Indígena guarani-kaiowá, é livre-docente e professor de direito da PUC-SP; pós-doutorado em história indígena pela UFGD (Universidade Federal da Grande Dourados)

Passou a circular pelas redes sociais um vídeo em que um homem ironiza as tradições indígenas para, em seguida, apresentar mais uma declaração chocante. Este senhor afirma, em entrevista gravada, que comeria carne humana, especificamente carne indígena "sem problema nenhum".

Este é o mesmo senhor que usa todo o seu histórico de atleta para correr de entrevistas, fugir de perguntas de mulheres jornalistas e da sua ligação com mais de dezenas de imóveis comprados com dinheiro vivo ("moeda corrente", antes que critiquem, é dinheiro vivo). O mesmo vigor com que patrocinou o etnocídio, o ecocídio, o genocídio e o normaticídio, especialmente contra os povos originários.

Bolsonaro em entrevista ao NYT fala que quase comeu um índio
Bolsonaro durante entrevista ao New York Times, realizada em 2016 - Reprodução

Não teve medo quando defendeu o furto de terras indígenas por meio do esdrúxulo projeto de lei 490/2007, do marco temporal, que usurpa terras ocupadas pelos povos originários antes de 5 de outubro de 1988. Não tremeu quando patrocinou o projeto de lei 191/2020, que pretende legalizar mineração e hidroelétricas em terras indígenas.

Não se irritou com o envenenamento de crianças quando defendeu o projeto de lei 6.299/2002, que permite o uso de agrotóxicos —banidos, frise-se, no resto do mundo— nos alimentos fornecidos à população brasileira. Sequer se sensibilizou com a morte de centenas de milhares de pessoas pela Covid-19.

Seu tom de voz não se alterou quando se descobriu que seu governo atrasou a compra de vacinas propositalmente, ou quando se revelou um esquema de propina durante a compra de imunizantes. Não se sensibilizou com crianças yanomamis morrendo de malária pela falta de cloroquina enquanto mandava toneladas desse medicamento para o restante do país para uso não recomendado pela Organização Mundial da Saúde (OMS).

O senhor, que ignora nossas vidas, coincidentemente ostenta o título do governo que mais desmatou, mais garimpou e mais destruiu a natureza brasileira. Afirma que "tem pouco índio para muita terra" porque não conhece nossa cultura e história de guardiões da natureza —caso contrário saberia que tem "muita terra para ser protegida por poucos indígenas".

Não se quedou diante de toda a maldade, o caos e as condutas praticadas nos últimos quatro anos no Brasil, mas agora, próximo do segundo turno das eleições, seu senso de moral parece gradualmente, e artificialmente, se aguçar.

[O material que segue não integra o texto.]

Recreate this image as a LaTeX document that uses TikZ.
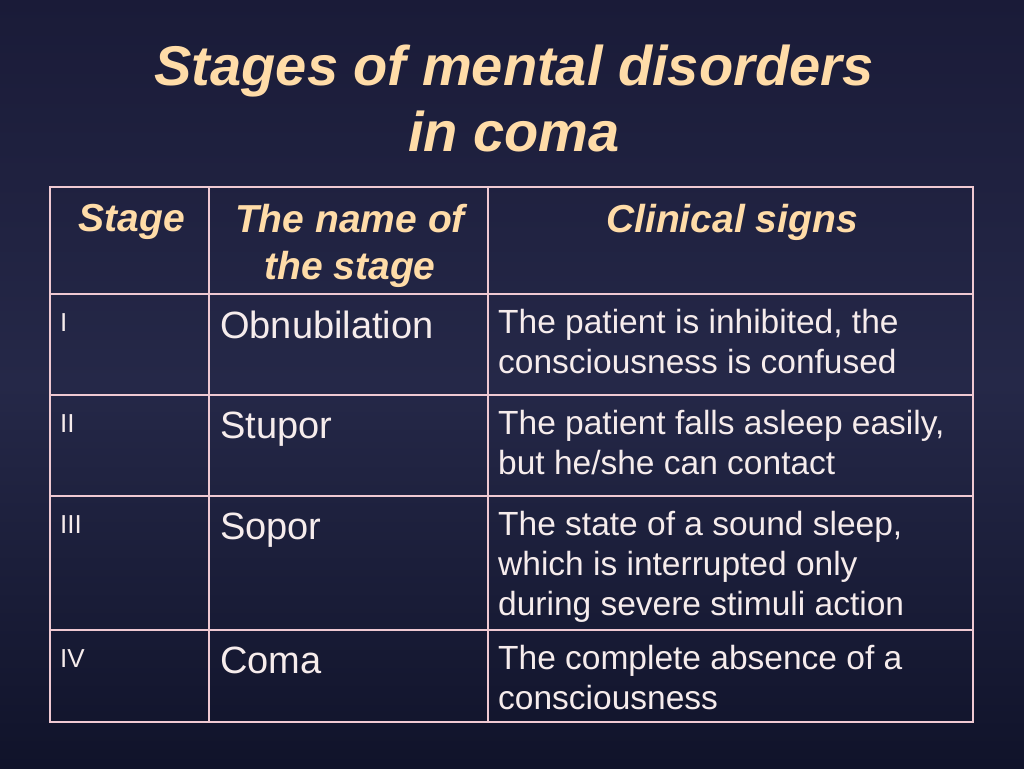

Pois bem: chegou a hora de a cultura indígena dizer ao senhor que não tens autoridade nem autorização para comentar sobre nossos corpos e nossa cultura. A rigor, já deu provas suficientes de que não a conhece e não a respeita.

Aos que dizem que "nossa bandeira jamais será vermelha", saibam que há quatro anos ela é só vermelha. Vermelha do sangue indígena, dos mortos de Covid e do fogo que queima nossa mata e nossa pele, dia a dia, com suas políticas excludentes.

Que os ignorantes voltem a ter vergonha, que os estudiosos voltem a ter palavra, que os jovens voltem a ter futuro e que os intolerantes sejam vistos como aqueles que mais desmataram, que menos demarcaram, que mais garimparam e que nada da natureza preservaram.

Não se enganem: vocês têm ódio, ódio dos que estudam, ódio de nossos saberes, ódio de nossos corpos, de nossas falas e de nossa existência.

Bem, creio que agora está contextualizada vossa fala. E que, com os pingos nos indígenas, não aplique sigilo de 100 anos ao descaso notório deste governo com nossas carnes em suas políticas.